Our Fermented Lives: How Fermented Foods have shaped Cultures and Community
I read this courtesy of NetGalley. It’s out in July 2022.
Sometimes I forget how much I love food writing, and food history, and thinking about how food works in society. Then I read a book like this and I’m reminded all over again.
I’ve never particularly gone down the fermentation path. I did have a sourdough starter for a year or so – before lockdown, I swear! – but I found it too wasteful, throwing out the starter (I am considering going back to it, having read this…).
This book is:
— personal – Skinner mentions parts of her own journey, both in understanding food and more broadly, throughout.
— aiming to be broad in outlook and postcolonial in attitude: she carefully notes having tried to speak to / read from the people who actually make the ferments, and that it is “critically important, particularly as someone with relative privilege, not to overshadow others’ stories with my own words and perspectives”. I think food history is one way in which the colonial agenda can, indeed, still be present, so I appreciate this acknowledgement and the attempt.

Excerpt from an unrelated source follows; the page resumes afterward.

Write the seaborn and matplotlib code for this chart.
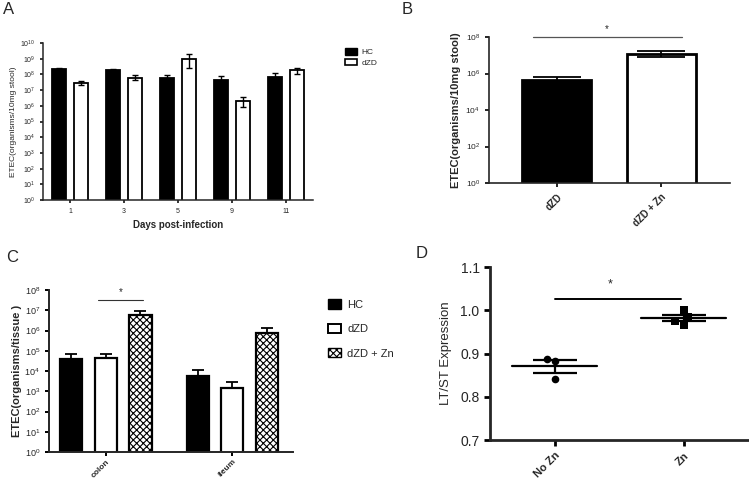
import numpy as np
import pandas as pd
import matplotlib
matplotlib.use('Agg')
import matplotlib.pyplot as plt
import seaborn as sns
from matplotlib.patches import Patch
from matplotlib.ticker import FixedLocator, LogFormatterMathtext, NullLocator

# ---- data ----
# A: stool ETEC by day
days = ['1', '3', '5', '9', '11']
a_hc = [2.3e8, 1.8e8, 6.3e7, 4.2e7, 6.9e7]
a_hc_hi = [2.6e8, 2.2e8, 9.3e7, 7.9e7, 1.2e8]
a_hc_lo = [2.0e8, 1.5e8, 4.3e7, 2.0e7, 4.7e7]
a_dzd = [2.9e7, 6.3e7, 1.0e9, 1.9e6, 1.8e8]
a_dzd_hi = [3.8e7, 8.7e7, 1.9e9, 3.4e6, 2.7e8]
a_dzd_lo = [2.2e7, 4.7e7, 2.6e8, 8.5e5, 1.0e8]

# B: stool ETEC, dZD vs dZD + Zn
b_groups = ['dZD', 'dZD + Zn']
b_vals = [4.6e5, 1.2e7]
b_hi = [6.2e5, 1.7e7]
b_lo = [3.4e5, 7.8e6]

# C: tissue ETEC
tissues = ['colon', 'ileum']
c_groups = ['HC', 'dZD', 'dZD + Zn']
c_hc = [3.7e4, 5.6e3]
c_dzd = [4.5e4, 1.5e3]
c_zn = [6.0e6, 7.8e5]
c_hc_hi = [6.8e4, 1.1e4]
c_dzd_hi = [6.8e4, 2.9e3]
c_zn_hi = [9.5e6, 1.27e6]

# D: LT/ST expression
d_nozn = [0.887, 0.883, 0.840]
d_zn = [0.984, 1.001, 0.967, 0.974]

sns.set_style('ticks')
plt.rcParams['font.family'] = ['Liberation Sans', 'DejaVu Sans']
plt.rcParams['mathtext.default'] = 'regular'
plt.rcParams['hatch.linewidth'] = 0.8

W, H = 749, 482
fig = plt.figure(figsize=(W / 100, H / 100), dpi=100)


def box(l, t, r, b):
    return [l / W, 1 - b / H, (r - l) / W, (b - t) / H]


def style_axes(ax, lw):
    sns.despine(ax=ax)
    for s in ['left', 'bottom']:
        ax.spines[s].set_linewidth(lw)
    ax.tick_params(width=lw, length=3, color='black')


def add_err(ax, xs, vals, lo, hi, capsize, lw=1.3):
    vals = np.array(vals)
    yerr = [vals - np.array(lo), np.array(hi) - vals]
    ax.errorbar(xs, vals, yerr=yerr, fmt='none', ecolor='black',
                elinewidth=lw, capsize=capsize, capthick=lw, zorder=5)


def centers(container):
    return [b.get_x() + b.get_width() / 2 for b in container]


def rotate_bold(ax):
    for t in ax.get_xticklabels():
        t.set_rotation(45)
        t.set_ha('right')
        t.set_rotation_mode('anchor')
        t.set_fontweight('bold')


# ---------------- A ----------------
axA = fig.add_axes(box(43, 43, 313, 200))
dfa = pd.DataFrame({'day': days * 2,
                    'group': ['HC'] * 5 + ['dZD'] * 5,
                    'value': a_hc + a_dzd})
sns.barplot(data=dfa, x='day', y='value', hue='group', hue_order=['HC', 'dZD'],
            palette={'HC': 'black', 'dZD': 'white'}, saturation=1,
            width=0.8, gap=0.35, edgecolor='black', linewidth=1.3,
            errorbar=None, legend=False, ax=axA)
axA.set_yscale('log')
axA.set_ylim(1, 1e10)
axA.set_xlim(-0.5, 4.5)
add_err(axA, centers(axA.containers[0]), a_hc, a_hc_lo, a_hc_hi, 2.5, 1.0)
add_err(axA, centers(axA.containers[1]), a_dzd, a_dzd_lo, a_dzd_hi, 2.5, 1.0)
axA.yaxis.set_major_locator(FixedLocator([10.0 ** k for k in range(11)]))
axA.yaxis.set_major_formatter(LogFormatterMathtext())
axA.yaxis.set_minor_locator(NullLocator())
style_axes(axA, 1.1)
axA.tick_params(labelsize=5, length=2)
axA.set_xlabel('Days post-infection', fontsize=7, fontweight='bold', labelpad=4)
axA.set_ylabel('ETEC(organisms/10mg stool)', fontsize=6, labelpad=2)
axA.legend(handles=[Patch(facecolor='black', edgecolor='black', label='HC'),
                    Patch(facecolor='white', edgecolor='black', linewidth=1.2, label='dZD')],
           loc='upper left', bbox_to_anchor=(342 / W, 1 - 45 / H),
           bbox_transform=fig.transFigure, frameon=False, fontsize=6,
           handlelength=1.4, handleheight=0.8, handletextpad=0.5,
           labelspacing=0.3, borderaxespad=0)

# ---------------- B ----------------
axB = fig.add_axes(box(489, 37, 730, 183))
dfb = pd.DataFrame({'group': b_groups, 'value': b_vals})
sns.barplot(data=dfb, x='group', y='value', hue='group',
            palette={'dZD': 'black', 'dZD + Zn': 'white'}, saturation=1,
            width=0.66, edgecolor='black', linewidth=2.0,
            errorbar=None, legend=False, ax=axB)
axB.set_yscale('log')
axB.set_ylim(1, 1e8)
axB.set_xlim(-0.65, 1.66)
xb = [c for cont in axB.containers for c in centers(cont)]
add_err(axB, xb, b_vals, b_lo, b_hi, 17, 1.3)
axB.plot([-0.23, 1.2], [1e8, 1e8], color='#555555', lw=0.9, clip_on=False)
axB.text(0.48, 1.5e8, '*', ha='center', va='bottom', fontsize=7)
axB.yaxis.set_major_locator(FixedLocator([10.0 ** k for k in range(0, 9, 2)]))
axB.yaxis.set_major_formatter(LogFormatterMathtext())
axB.yaxis.set_minor_locator(NullLocator())
style_axes(axB, 1.2)
axB.tick_params(axis='y', labelsize=6, length=3)
axB.tick_params(axis='x', labelsize=7, length=3)
rotate_bold(axB)
axB.set_xlabel('')
axB.set_ylabel('ETEC(organisms/10mg stool)', fontsize=8, fontweight='bold', labelpad=3)

# ---------------- C ----------------
axC = fig.add_axes(box(49, 290, 293, 452))
dfc = pd.DataFrame({'tissue': tissues * 3,
                    'group': [g for g in c_groups for _ in tissues],
                    'value': c_hc + c_dzd + c_zn})
sns.barplot(data=dfc, x='tissue', y='value', hue='group', hue_order=c_groups,
            palette={'HC': 'black', 'dZD': 'white', 'dZD + Zn': 'white'},
            saturation=1, width=0.82, gap=0.36, edgecolor='black', linewidth=1.6,
            errorbar=None, legend=False, ax=axC)
for bar in axC.containers[2]:
    bar.set_hatch('xxxxx')
axC.set_yscale('log')
axC.set_ylim(1, 1e8)
axC.set_xlim(-0.45, 1.48)
for cont, vals, hi in zip(axC.containers, [c_hc, c_dzd, c_zn], [c_hc_hi, c_dzd_hi, c_zn_hi]):
    add_err(axC, centers(cont), vals, vals, hi, 4.5, 1.3)
axC.plot([-0.06, 0.29], [3.2e7, 3.2e7], color='#333333', lw=0.8)
axC.text(0.12, 4.5e7, '*', ha='center', va='bottom', fontsize=7)
axC.yaxis.set_major_locator(FixedLocator([10.0 ** k for k in range(9)]))
axC.yaxis.set_major_formatter(LogFormatterMathtext())
axC.yaxis.set_minor_locator(NullLocator())
style_axes(axC, 1.4)
axC.tick_params(axis='y', labelsize=6.5, length=3)
axC.tick_params(axis='x', labelsize=6, length=3, pad=1.5)
rotate_bold(axC)
axC.set_xlabel('')
axC.set_ylabel('ETEC(organisms/tissue )', fontsize=8, fontweight='bold', labelpad=2)
axC.legend(handles=[Patch(facecolor='black', edgecolor='black', label='HC'),
                    Patch(facecolor='white', edgecolor='black', linewidth=1.4, label='dZD'),
                    Patch(facecolor='white', edgecolor='black', hatch='xxxxx', label='dZD + Zn')],
           loc='upper left', bbox_to_anchor=(324 / W, 1 - 295 / H),
           bbox_transform=fig.transFigure, frameon=False, fontsize=8,
           handlelength=1.1, handleheight=0.9, handletextpad=0.6,
           labelspacing=1.25, borderaxespad=0)

# ---------------- D ----------------
axD = fig.add_axes(box(490, 267, 748, 440))
dfd = pd.DataFrame({'group': ['No Zn'] * len(d_nozn) + ['Zn'] * len(d_zn),
                    'value': d_nozn + d_zn})
order = ['No Zn', 'Zn']
sns.swarmplot(data=dfd[dfd.group == 'No Zn'], x='group', y='value', order=order,
              color='black', marker='o', size=5.5, ax=axD)
sns.swarmplot(data=dfd[dfd.group == 'Zn'], x='group', y='value', order=order,
              color='black', marker='s', size=6.0, ax=axD)
stats = dfd.groupby('group')['value'].agg(['mean', 'std', 'count']).loc[order]
sem = stats['std'] / np.sqrt(stats['count'])
for i, g in enumerate(order):
    axD.plot([i - 0.333, i + 0.333], [stats.loc[g, 'mean']] * 2, color='black', lw=1.6, zorder=4)
axD.errorbar(range(2), stats['mean'], yerr=sem, fmt='none', ecolor='black',
             elinewidth=1.6, capsize=15.5, capthick=1.6, zorder=4)
axD.plot([0, 0.98], [1.025, 1.025], color='black', lw=1.4)
axD.text(0.43, 1.045, '*', ha='center', va='bottom', fontsize=9)
axD.set_xlim(-0.5, 1.5)
axD.set_ylim(0.7, 1.1)
axD.set_yticks([0.7, 0.8, 0.9, 1.0, 1.1])
axD.set_yticklabels(['0.7', '0.8', '0.9', '1.0', '1.1'])
style_axes(axD, 2.0)
axD.tick_params(axis='y', labelsize=10, length=4)
axD.tick_params(axis='x', labelsize=8, length=4)
rotate_bold(axD)
axD.set_xlabel('')
axD.set_ylabel('LT/ST Expression', fontsize=9.5, labelpad=6)

# panel letters
for letter, x, y in [('A', 3, 10), ('B', 402, 10), ('C', 6, 258), ('D', 416, 253)]:
    fig.text(x / W, 1 - y / H, letter, fontsize=12, va='center', ha='left')

fig.savefig('out.png', dpi=100)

— partly a history, looking at the role of fermentation in different cultures across time, and speculating about how such things might have been discovered. Also the range of fermentation experiments! I love any story that includes garum, that probably-incredibly-stinky fish sauce of the Romans.
— a bit science-y, but not that much. Humans are really only beginning to understand the interplay between the gut microbiome and our general health, so it was interesting to think a bit about how fermented foods might help there.
— partly a cookbook. Why yes, I have every intention of trying mushroom ketchup, thankyouverymuch (it came before tomato ketchup, because after all don’t forget how late tomatoes are on the European culinary scene).
— a bit philosophical, which wasn’t always my cup of tea (… or kombucha…). There’s discussion of the word ‘culture’ and how it can mean the microbes as as well as human interactions, which I didn’t fully get on board with – it seemed to stretch the ideas a bit far. And claims about mindfulness and community that did, actually, make me stop and think. The idea that ferments enable us to ‘live a more embodied life’; that the time taken to have a slow meal with friends ‘is a necessary act we give ourselves precious little time for’.
— not perfect. Some of the segues between sections are abrupt and don’t follow what I would consider logical or natural links. And there are some instances of poor editing – mentioning that the eruption of Mt Vesuvius happened in 79CE, for instance, twice on one page. But those are relatively minor issues. (I was more thrown by the idea that Samuel Pepys was “best known for burying his beloved wine and cheese stores to protect them from the 1666 Great Fire of London” rather than, say, for the incredibly detailed decade-long diary he kept.)
Overall, a book I thoroughly enjoyed reading, and I have quite the list of recipes to try out.